(begin)
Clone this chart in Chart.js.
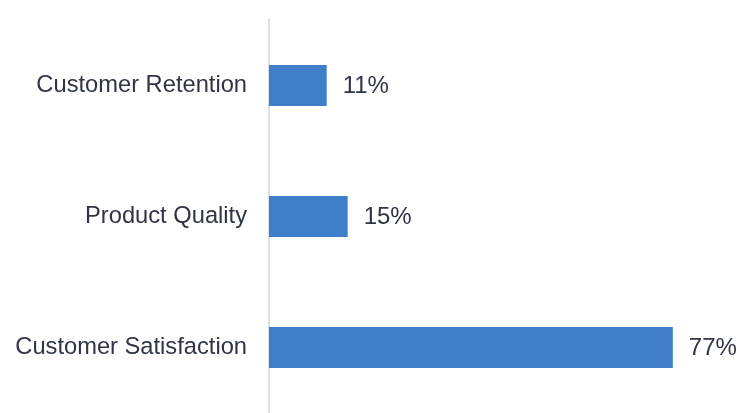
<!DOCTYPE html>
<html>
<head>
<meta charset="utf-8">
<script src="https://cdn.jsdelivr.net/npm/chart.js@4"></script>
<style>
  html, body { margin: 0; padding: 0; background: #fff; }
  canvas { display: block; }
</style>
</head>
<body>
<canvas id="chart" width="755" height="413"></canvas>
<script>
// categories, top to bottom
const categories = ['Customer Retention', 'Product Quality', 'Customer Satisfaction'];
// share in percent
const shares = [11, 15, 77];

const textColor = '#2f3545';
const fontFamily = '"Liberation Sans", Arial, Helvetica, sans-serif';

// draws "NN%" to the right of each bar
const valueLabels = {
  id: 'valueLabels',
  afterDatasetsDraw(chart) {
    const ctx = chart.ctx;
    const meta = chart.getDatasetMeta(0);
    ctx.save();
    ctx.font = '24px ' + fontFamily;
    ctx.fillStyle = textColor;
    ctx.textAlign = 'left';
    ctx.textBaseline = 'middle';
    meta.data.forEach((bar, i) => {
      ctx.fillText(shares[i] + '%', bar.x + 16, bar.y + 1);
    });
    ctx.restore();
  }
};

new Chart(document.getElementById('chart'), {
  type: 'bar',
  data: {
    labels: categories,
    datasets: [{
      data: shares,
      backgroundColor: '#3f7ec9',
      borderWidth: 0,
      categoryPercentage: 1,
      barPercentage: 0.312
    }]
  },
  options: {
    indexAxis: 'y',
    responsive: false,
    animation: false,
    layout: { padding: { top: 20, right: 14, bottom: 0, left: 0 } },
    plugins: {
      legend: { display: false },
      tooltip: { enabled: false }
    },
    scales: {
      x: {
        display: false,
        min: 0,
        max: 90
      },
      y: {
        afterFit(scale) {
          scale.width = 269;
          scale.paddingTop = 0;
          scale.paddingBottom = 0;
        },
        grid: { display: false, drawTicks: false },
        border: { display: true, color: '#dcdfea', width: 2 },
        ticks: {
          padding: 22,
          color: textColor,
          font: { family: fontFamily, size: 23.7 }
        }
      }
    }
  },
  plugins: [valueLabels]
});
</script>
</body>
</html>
(end)
Stated problem
Every line above should be repeated exactly; pictures stay out of the copy.

Exercise solution
Clone this chart in Chart.js.
<!DOCTYPE html>
<html>
<head>
<meta charset="utf-8">
<script src="https://cdn.jsdelivr.net/npm/chart.js@4"></script>
<style>
  html, body { margin: 0; padding: 0; background: #fff; }
  canvas { display: block; }
</style>
</head>
<body>
<canvas id="chart" width="755" height="413"></canvas>
<script>
// categories, top to bottom
const categories = ['Customer Retention', 'Product Quality', 'Customer Satisfaction'];
// share in percent
const shares = [11, 15, 77];

const textColor = '#2f3545';
const fontFamily = '"Liberation Sans", Arial, Helvetica, sans-serif';

// draws "NN%" to the right of each bar
const valueLabels = {
  id: 'valueLabels',
  afterDatasetsDraw(chart) {
    const ctx = chart.ctx;
    const meta = chart.getDatasetMeta(0);
    ctx.save();
    ctx.font = '24px ' + fontFamily;
    ctx.fillStyle = textColor;
    ctx.textAlign = 'left';
    ctx.textBaseline = 'middle';
    meta.data.forEach((bar, i) => {
      ctx.fillText(shares[i] + '%', bar.x + 16, bar.y + 1);
    });
    ctx.restore();
  }
};

new Chart(document.getElementById('chart'), {
  type: 'bar',
  data: {
    labels: categories,
    datasets: [{
      data: shares,
      backgroundColor: '#3f7ec9',
      borderWidth: 0,
      categoryPercentage: 1,
      barPercentage: 0.312
    }]
  },
  options: {
    indexAxis: 'y',
    responsive: false,
    animation: false,
    layout: { padding: { top: 20, right: 14, bottom: 0, left: 0 } },
    plugins: {
      legend: { display: false },
      tooltip: { enabled: false }
    },
    scales: {
      x: {
        display: false,
        min: 0,
        max: 90
      },
      y: {
        afterFit(scale) {
          scale.width = 269;
          scale.paddingTop = 0;
          scale.paddingBottom = 0;
        },
        grid: { display: false, drawTicks: false },
        border: { display: true, color: '#dcdfea', width: 2 },
        ticks: {
          padding: 22,
          color: textColor,
          font: { family: fontFamily, size: 23.7 }
        }
      }
    }
  },
  plugins: [valueLabels]
});
</script>
</body>
</html>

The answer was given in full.